** TASK TO COMPLETE **
Give back the full listing, character for character, with no pictures.

Charts and diagrams as code:
>> Begin
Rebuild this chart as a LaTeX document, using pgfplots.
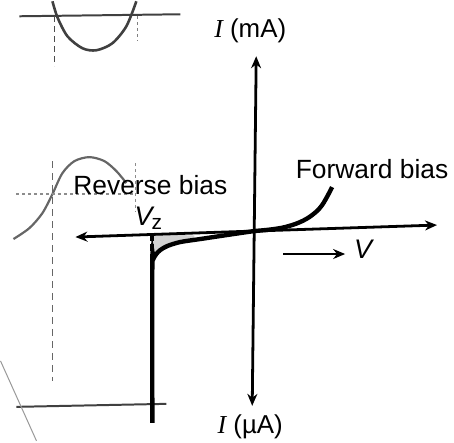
\documentclass[border=0pt]{standalone}
\usepackage{pgfplots}
\pgfplotsset{compat=1.18}
\usepackage{fontspec}
\setmainfont{Liberation Sans}
\newfontfamily\serifit{Liberation Serif}
\usetikzlibrary{arrows.meta}

\begin{document}
\begin{tikzpicture}
\begin{axis}[
  scale only axis,
  width=454bp, height=442bp,
  xmin=-254, xmax=200,
  ymin=-212, ymax=230,
  axis lines=none, ticks=none,
  clip=false,
]
\path (rel axis cs:0,0) rectangle (rel axis cs:1,1);

% faint traces from the facing page
\addplot[black!75, line width=2.6pt, smooth] coordinates
  {(-202,230) (-197,214) (-187,195) (-172,183) (-158,181) (-142,188) (-128,205) (-118,230)};
\addplot[black!75, line width=2.0pt] coordinates {(-235,215) (-74,217)};
\addplot[black!70, line width=1.7pt, dash pattern=on 6bp off 4bp] coordinates {(-200,215) (-200,165)};
\addplot[black!50, line width=1.2pt, dashed] coordinates {(-117,215) (-117,190)};
\addplot[black!60, line width=2.2pt, smooth] coordinates
  {(-241,-8) (-225,3) (-212,18) (-202,37) (-192,58) (-180,70) (-165,74) (-150,70) (-138,60) (-128,48)};
\addplot[black!45, line width=1.4pt, dashed] coordinates {(-238,37) (-120,37)};
\addplot[black!60, line width=1.5pt, dash pattern=on 7bp off 5bp] coordinates {(-202,70) (-202,-150)};
\addplot[black!45, line width=1.2pt, dashed] coordinates {(-119,68) (-119,20)};
\addplot[black!75, line width=2.0pt] coordinates {(-238,-176) (-88,-173)};
\addplot[black!40, line width=1.0pt] coordinates {(-254,-130) (-218,-210)};

% shaded knee region
\addplot[fill=black!18, draw=none] coordinates
  {(-101,-3.4) (-101,-28) (-98,-23) (-94,-19) (-87,-15) (-74,-11) (-60,-8.5) (-60,-4.4)} -- cycle;

% axes
\addplot[line width=2.8pt, -{Stealth[length=12bp,width=10bp]}] coordinates {(0,0) (183,6)};
\addplot[line width=2.8pt, -{Stealth[length=12bp,width=10bp]}] coordinates {(0,0) (-179,-6)};
\addplot[line width=2.8pt, -{Stealth[length=12bp,width=10bp]}] coordinates {(0,0) (2,175)};
\addplot[line width=2.8pt, -{Stealth[length=12bp,width=10bp]}] coordinates {(0,0) (-2,-175)};

% Zener voltage marker
\addplot[line width=3.8pt, dash pattern=on 7bp off 3bp] coordinates {(-102,-3.4) (-102,-30)};

% diode characteristic
\addplot[line width=4.4pt, smooth, tension=0.5] coordinates
  {(-102,-192) (-102,-33) (-101,-28) (-98,-23) (-94,-19) (-87,-15) (-74,-11)
   (-54,-8) (-24,-3.5) (0,0)};
\addplot[line width=4.4pt, smooth, tension=0.6] coordinates
  {(0,0) (16,1.5) (31,4) (46,9) (58,16) (68,26) (78,44)};

% direction of increasing voltage
\addplot[line width=2.8pt, -{Stealth[length=12bp,width=10bp]}] coordinates {(29,-23) (91,-23)};

\node at (axis cs:-4,200) {\fontsize{26}{30}\selectfont{\serifit\itshape I} (mA)};
\node at (axis cs:-4,-196) {\fontsize{26}{30}\selectfont{\serifit\itshape I} (µA)};
\node at (axis cs:118,62) {\fontsize{26.5}{30}\selectfont Forward bias};
\node at (axis cs:-104,46) {\fontsize{26.5}{30}\selectfont Reverse bias};
\node at (axis cs:-106,13) {\fontsize{27}{30}\selectfont\itshape V\kern-1bp\raisebox{-4bp}{\upshape\fontsize{21}{24}\selectfont z}};
\node at (axis cs:109,-18) {\fontsize{27}{30}\selectfont\itshape V};
\end{axis}
\end{tikzpicture}
\end{document}
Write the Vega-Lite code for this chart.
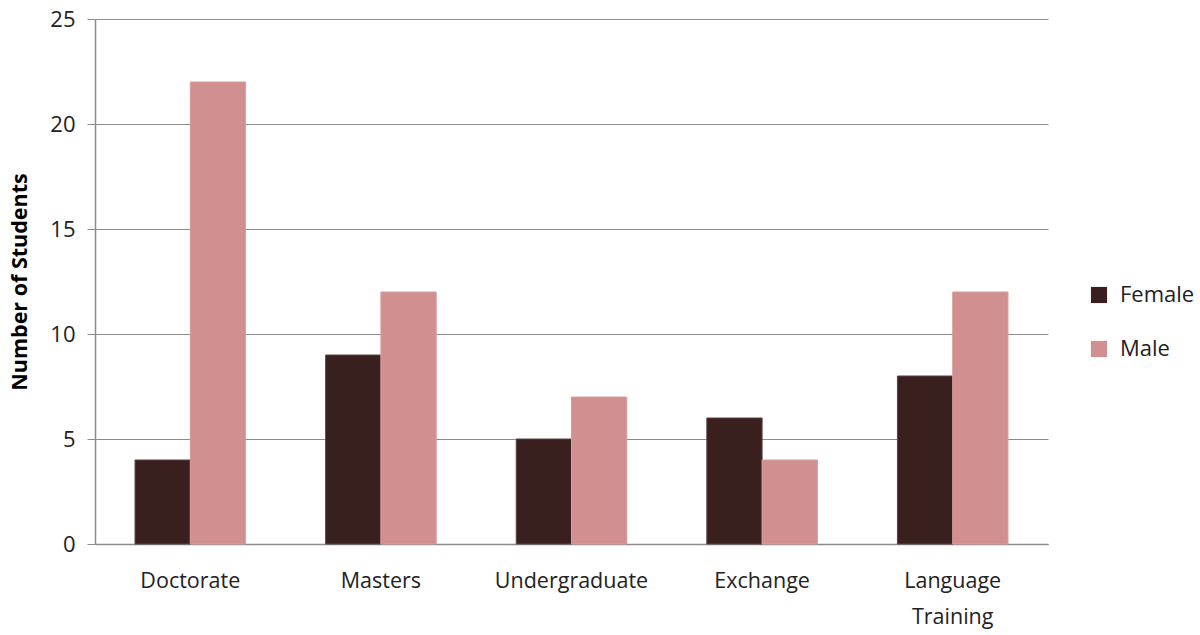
>> End
** FULL SOLUTION **
Rebuild this chart as a LaTeX document, using pgfplots.
\documentclass[border=0pt]{standalone}
\usepackage{pgfplots}
\pgfplotsset{compat=1.18}
\usepackage{fontspec}
\setmainfont{Liberation Sans}
\newfontfamily\serifit{Liberation Serif}
\usetikzlibrary{arrows.meta}

\begin{document}
\begin{tikzpicture}
\begin{axis}[
  scale only axis,
  width=454bp, height=442bp,
  xmin=-254, xmax=200,
  ymin=-212, ymax=230,
  axis lines=none, ticks=none,
  clip=false,
]
\path (rel axis cs:0,0) rectangle (rel axis cs:1,1);

% faint traces from the facing page
\addplot[black!75, line width=2.6pt, smooth] coordinates
  {(-202,230) (-197,214) (-187,195) (-172,183) (-158,181) (-142,188) (-128,205) (-118,230)};
\addplot[black!75, line width=2.0pt] coordinates {(-235,215) (-74,217)};
\addplot[black!70, line width=1.7pt, dash pattern=on 6bp off 4bp] coordinates {(-200,215) (-200,165)};
\addplot[black!50, line width=1.2pt, dashed] coordinates {(-117,215) (-117,190)};
\addplot[black!60, line width=2.2pt, smooth] coordinates
  {(-241,-8) (-225,3) (-212,18) (-202,37) (-192,58) (-180,70) (-165,74) (-150,70) (-138,60) (-128,48)};
\addplot[black!45, line width=1.4pt, dashed] coordinates {(-238,37) (-120,37)};
\addplot[black!60, line width=1.5pt, dash pattern=on 7bp off 5bp] coordinates {(-202,70) (-202,-150)};
\addplot[black!45, line width=1.2pt, dashed] coordinates {(-119,68) (-119,20)};
\addplot[black!75, line width=2.0pt] coordinates {(-238,-176) (-88,-173)};
\addplot[black!40, line width=1.0pt] coordinates {(-254,-130) (-218,-210)};

% shaded knee region
\addplot[fill=black!18, draw=none] coordinates
  {(-101,-3.4) (-101,-28) (-98,-23) (-94,-19) (-87,-15) (-74,-11) (-60,-8.5) (-60,-4.4)} -- cycle;

% axes
\addplot[line width=2.8pt, -{Stealth[length=12bp,width=10bp]}] coordinates {(0,0) (183,6)};
\addplot[line width=2.8pt, -{Stealth[length=12bp,width=10bp]}] coordinates {(0,0) (-179,-6)};
\addplot[line width=2.8pt, -{Stealth[length=12bp,width=10bp]}] coordinates {(0,0) (2,175)};
\addplot[line width=2.8pt, -{Stealth[length=12bp,width=10bp]}] coordinates {(0,0) (-2,-175)};

% Zener voltage marker
\addplot[line width=3.8pt, dash pattern=on 7bp off 3bp] coordinates {(-102,-3.4) (-102,-30)};

% diode characteristic
\addplot[line width=4.4pt, smooth, tension=0.5] coordinates
  {(-102,-192) (-102,-33) (-101,-28) (-98,-23) (-94,-19) (-87,-15) (-74,-11)
   (-54,-8) (-24,-3.5) (0,0)};
\addplot[line width=4.4pt, smooth, tension=0.6] coordinates
  {(0,0) (16,1.5) (31,4) (46,9) (58,16) (68,26) (78,44)};

% direction of increasing voltage
\addplot[line width=2.8pt, -{Stealth[length=12bp,width=10bp]}] coordinates {(29,-23) (91,-23)};

\node at (axis cs:-4,200) {\fontsize{26}{30}\selectfont{\serifit\itshape I} (mA)};
\node at (axis cs:-4,-196) {\fontsize{26}{30}\selectfont{\serifit\itshape I} (µA)};
\node at (axis cs:118,62) {\fontsize{26.5}{30}\selectfont Forward bias};
\node at (axis cs:-104,46) {\fontsize{26.5}{30}\selectfont Reverse bias};
\node at (axis cs:-106,13) {\fontsize{27}{30}\selectfont\itshape V\kern-1bp\raisebox{-4bp}{\upshape\fontsize{21}{24}\selectfont z}};
\node at (axis cs:109,-18) {\fontsize{27}{30}\selectfont\itshape V};
\end{axis}
\end{tikzpicture}
\end{document}
Write the Vega-Lite code for this chart.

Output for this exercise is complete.